O Sicomércio 2023, encontro promovido pela Confederação Nacional do Comércio de Bens, Serviços e Turismo (CNC) para o compartilhamento de conhecimentos e boas práticas com as federações e sindicatos que integram sua base, entrou em seu segundo dia com novos temas em discussão. Logo após a primeira palestra, feita pelo vice-presidente da República, Geraldo Alckmin, subiu ao palco o ministro do Tribunal Superior do Trabalho (TST) Douglas Alencar Rodrigues. Ele falou sobre a negociação coletiva e a flexibilização das regras para cumprimento das cotas de aprendizagem e de pessoas com deficiência. Para o ministro, a primeira preocupação da fiscalização trabalhista deve ser orientativa e não punitivista.
“Ainda estamos sob a influência de um modelo jurídico das relações capital e trabalho pensado nos anos 30 do século passado”, disse Douglas Alencar, ao contextualizar o atual momento de transição na área do Direito e da legislação. “Romper com o que é conhecido não é fácil, mas há todo um campo novo que precisa ser explorado com responsabilidade, que é o da negociação coletiva.”
Segundo o ministro, o modelo pensado na Constituição de 1988 confere à livre-iniciativa um papel proeminente na geração de riquezas, que precisa ser exercido sem perder de vista o compromisso com a função social das empresas. “O mundo do trabalho entra agora em nova fase, em que as classes econômicas e profissionais estão sendo convidadas a assumir sua própria responsabilidade na condução de seus destinos”, afirmou.
Importância da função social da empresa
Para Douglas Alencar, a ordem econômica não pode ser lida e interpretada de forma dissociada da ordem social. “Nenhum de nós quer viver em sociedades com tanta desigualdade, problemas graves de distribuição de renda e guetificadas. Por isso, é preciso que se reconheça a importância da função social da empresa. Só se pode falar em avanço se empresários, trabalhadores e governos desempenharem cada um o seu papel nas relações sociais”, enfatizou o ministro.
No entanto, pontuou Douglas Alencar, apesar dos bons propósitos dos legisladores, nem sempre é possível cumprir todas as exigências. Depois de fazer um breve histórico da evolução da legislação voltada à inclusão e à diversidade, o ministro destacou grandes avanços nas questões da igualdade e respeito aos direitos das pessoas com deficiência (PCDs). A questão da política de cotas, no entanto, ainda gera pontos de esclarecimento.
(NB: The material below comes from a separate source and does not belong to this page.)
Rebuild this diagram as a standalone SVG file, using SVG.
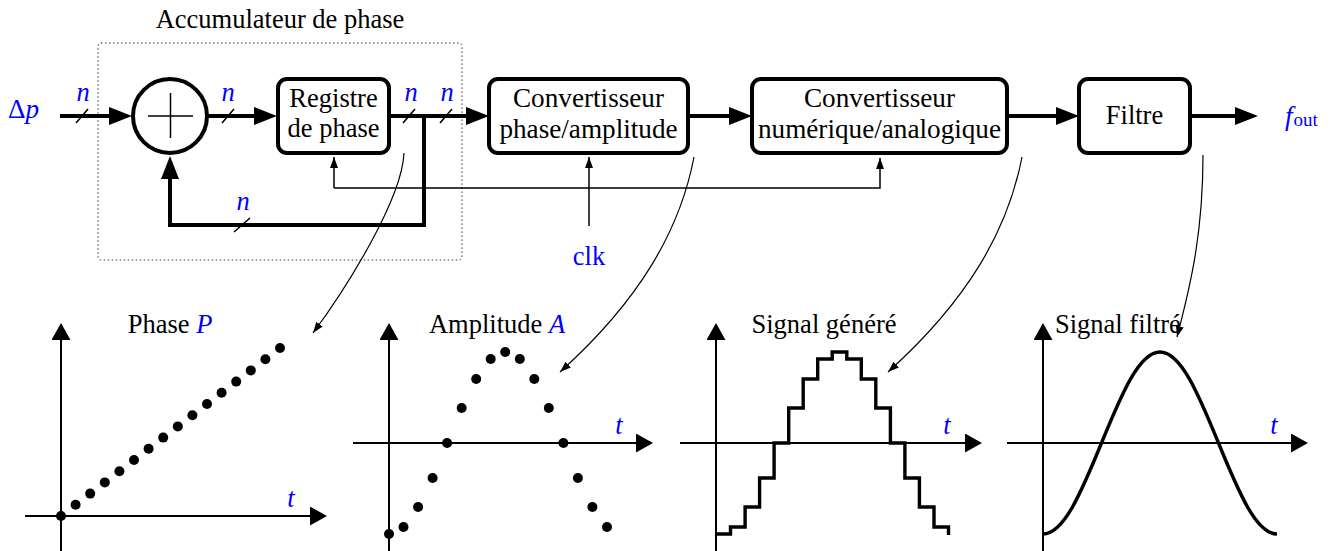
<svg xmlns="http://www.w3.org/2000/svg" width="1339" height="551" viewBox="0 0 1339 551">
<style>
text{font-family:"Liberation Serif","Times New Roman",serif;font-size:26.5px;fill:#000}
.b{fill:#0000ff}
.it{font-style:italic}
.m{text-anchor:middle}
.big{font-size:27.2px}
.thick{fill:none;stroke:#000;stroke-width:4;stroke-linejoin:miter}
.box{fill:#fff;stroke:#000;stroke-width:4}
.thin{fill:none;stroke:#000;stroke-width:1.5}
.curve{fill:none;stroke:#000;stroke-width:1.2}
.slash{stroke:#000;stroke-width:1.6}
.axis{fill:none;stroke:#000;stroke-width:2}
.sig{fill:none;stroke:#000;stroke-width:3.4;stroke-linejoin:miter}
</style>
<defs>
<marker id="ah" markerUnits="userSpaceOnUse" markerWidth="24" markerHeight="20" viewBox="0 0 24 20" refX="12" refY="10" orient="auto"><path d="M0,1 L23,10 L0,19 Z" fill="#000"/></marker>
<marker id="axh" markerUnits="userSpaceOnUse" markerWidth="18" markerHeight="20" viewBox="0 0 18 20" refX="8" refY="9.5" orient="auto"><path d="M0,0 L17,9.5 L0,19 Z" fill="#000"/></marker>
<marker id="sah" markerUnits="userSpaceOnUse" markerWidth="12" markerHeight="9" viewBox="0 0 12 9" refX="11" refY="4" orient="auto"><path d="M0,0 L11,4 L0,8 Z" fill="#000"/></marker>
</defs>

<g id="accumulateur">
<rect x="98" y="43" width="364" height="217" rx="3" fill="none" stroke="#333" stroke-width="1" stroke-dasharray="1.5 2.5"/>
<text x="280" y="28" class="m">Accumulateur de phase</text>
</g>

<g id="connectors">
<path class="thick" d="M60,116 H121" marker-end="url(#ah)"/>
<path class="thick" d="M207,116 H266" marker-end="url(#ah)"/>
<path class="thick" d="M389,116 H478" marker-end="url(#ah)"/>
<path class="thick" d="M688,116 H741" marker-end="url(#ah)"/>
<path class="thick" d="M1007,116 H1068" marker-end="url(#ah)"/>
<path class="thick" d="M1190,116 H1247" marker-end="url(#ah)"/>
<path class="thick" d="M424,116 V225 H170 V167" marker-end="url(#ah)"/>
<line class="slash" x1="76" y1="123" x2="88" y2="109"/>
<line class="slash" x1="222" y1="123" x2="234" y2="109"/>
<line class="slash" x1="403" y1="123" x2="415" y2="109"/>
<line class="slash" x1="440" y1="123" x2="452" y2="109"/>
<line class="slash" x1="234" y1="232" x2="250" y2="218"/>
<path class="thin" d="M334,188 V157" marker-end="url(#sah)"/>
<path class="thin" d="M334,188 H880 V158" marker-end="url(#sah)"/>
<path class="thin" d="M589,226 V157" marker-end="url(#sah)"/>
<path class="curve" d="M404,153 C402,200 345,290 313,333" marker-end="url(#sah)"/>
<path class="curve" d="M694,157 C680,230 640,300 560,372" marker-end="url(#sah)"/>
<path class="curve" d="M1022,157 C1008,230 968,300 888,372" marker-end="url(#sah)"/>
<path class="curve" d="M1203,155 C1203,230 1192,280 1177,337" marker-end="url(#sah)"/>
</g>

<g id="labels">
<text x="8" y="118" class="b big">Δ<tspan class="it">p</tspan></text>
<text x="83" y="101" class="b it m">n</text>
<text x="228" y="101" class="b it m">n</text>
<text x="411" y="101" class="b it m">n</text>
<text x="447" y="101" class="b it m">n</text>
<text x="243" y="210" class="b it m">n</text>
<text x="1285" y="125" class="b it big">f<tspan font-style="normal" font-size="19" dx="1" dy="1">out</tspan></text>
<text x="589" y="265" class="b m">clk</text>
</g>

<g id="adder">
<circle cx="170" cy="116" r="37" class="box"/>
<line x1="148" y1="116" x2="193" y2="116" class="thin"/>
<line x1="170.5" y1="93" x2="170.5" y2="138" class="thin"/>
</g>

<g id="registre">
<rect x="278" y="79" width="111" height="74" rx="9" class="box"/>
<text x="333.5" y="107" class="m">Registre</text>
<text x="333.5" y="137" class="m">de phase</text>
</g>

<g id="conv-pa">
<rect x="489" y="79" width="199" height="74" rx="9" class="box"/>
<text x="588.5" y="107" class="m big">Convertisseur</text>
<text x="588.5" y="138" class="m big">phase/amplitude</text>
</g>

<g id="cna">
<rect x="752" y="79" width="255" height="74" rx="9" class="box"/>
<text x="879.5" y="107" class="m big">Convertisseur</text>
<text x="879.5" y="138" class="m big">numérique/analogique</text>
</g>

<g id="filtre">
<rect x="1079" y="79" width="111" height="74" rx="9" class="box"/>
<text x="1134.5" y="124" class="m">Filtre</text>
</g>

<g id="plot-phase">
<path class="axis" d="M61,551 V332" marker-end="url(#axh)"/>
<path class="axis" d="M25,516 H318" marker-end="url(#axh)"/>
<text x="170" y="333" class="m">Phase <tspan class="b it">P</tspan></text>
<text x="291" y="507" class="b it m">t</text>
<g fill="#000">
<circle cx="61" cy="516" r="5"/><circle cx="75.6" cy="504.8" r="5"/><circle cx="90.2" cy="493.6" r="5"/><circle cx="104.8" cy="482.4" r="5"/>
<circle cx="119.4" cy="471.2" r="5"/><circle cx="134" cy="460" r="5"/><circle cx="148.6" cy="448.8" r="5"/><circle cx="163.2" cy="437.6" r="5"/>
<circle cx="177.8" cy="426.4" r="5"/><circle cx="192.4" cy="415.2" r="5"/><circle cx="207" cy="404" r="5"/><circle cx="221.6" cy="392.8" r="5"/>
<circle cx="236.2" cy="381.6" r="5"/><circle cx="250.8" cy="370.4" r="5"/><circle cx="265.4" cy="359.2" r="5"/><circle cx="280" cy="348" r="5"/>
</g>
</g>

<g id="plot-amplitude">
<path class="axis" d="M389,551 V332" marker-end="url(#axh)"/>
<path class="axis" d="M353,443 H644" marker-end="url(#axh)"/>
<text x="497" y="333" class="m">Amplitude <tspan class="b it">A</tspan></text>
<text x="619" y="434" class="b it m">t</text>
<g fill="#000">
<circle cx="389" cy="534" r="5"/><circle cx="403.5" cy="527" r="5"/><circle cx="418.1" cy="507" r="5"/><circle cx="432.6" cy="478" r="5"/>
<circle cx="447.1" cy="443" r="5"/><circle cx="461.7" cy="408" r="5"/><circle cx="476.2" cy="379" r="5"/><circle cx="490.7" cy="359" r="5"/>
<circle cx="505.2" cy="352" r="5"/><circle cx="519.8" cy="359" r="5"/><circle cx="534.3" cy="379" r="5"/><circle cx="548.8" cy="408" r="5"/>
<circle cx="563.4" cy="443" r="5"/><circle cx="577.9" cy="478" r="5"/><circle cx="592.4" cy="507" r="5"/><circle cx="607" cy="527" r="5"/>
</g>
</g>

<g id="plot-signal-genere">
<path class="axis" d="M716,551 V332" marker-end="url(#axh)"/>
<path class="axis" d="M680,443 H973" marker-end="url(#axh)"/>
<text x="824" y="333" class="m">Signal généré</text>
<text x="947" y="434" class="b it m">t</text>
<path class="sig" d="M716,534 H730.5 V527 H745.1 V507 H759.6 V478 H774.1 V443 H788.7 V408 H803.2 V379 H817.7 V359 H832.2 V352 H846.8 V359 H861.3 V379 H875.8 V408 H890.4 V443 H904.9 V478 H919.4 V507 H934 V527 H948.5 V535"/>
</g>

<g id="plot-signal-filtre">
<path class="axis" d="M1043,551 V332" marker-end="url(#axh)"/>
<path class="axis" d="M1007,443 H1299" marker-end="url(#axh)"/>
<text x="1055" y="333">Signal filtré</text>
<text x="1274" y="434" class="b it m">t</text>
<path class="sig" d="M1043,534 C1063.57,534 1080.93,493.26 1101.5,443 C1122.07,392.74 1139.43,352 1160,352 C1180.57,352 1197.93,392.74 1218.5,443 C1239.07,493.26 1256.43,534 1277,534"/>
</g>
</svg>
“Há casos em que, simplesmente, as empresas não conseguem recrutar e cumprir a cota, apesar do comprovado empenho, por questões alheias à sua vontade. É razoável punir quem tenta cumprir a lei e não consegue por aspectos que escapam ao seu controle?”, pergunta o ministro do TST, para responder em seguida: “Obviamente que não. Mas, mesmo assim, nós observamos a propositura de ações civis públicas, ações por danos morais coletivos, com aplicação de multas pesadas”, constata Douglas Alencar, para, imediatamente, situar o papel dos tribunais. “O debate fica com o Judiciário que, felizmente, é composto por pessoas que querem julgar de forma imparcial, considerando os fatos comprovados no processo”, completou.
Ao analisar os autos de infração, lavrados pela fiscalização do trabalho, explicou o ministro do TST, muitas vezes não se comprova o comportamento doloso da empresa no descumprimento da medida legal. “Nesses casos, a melhor solução é não punir, não sancionar. Esse poder de polícia trabalhista que os fiscais exercem deve ser cumprido preventivamente, com uma função pedagógica. O Estado não é inimigo do empresário. O Estado deve criar as condições necessárias para que o empresário possa exercer a sua atividade, orientando-o sobre como proceder em situações como essas”, esclareceu Douglas Alencar.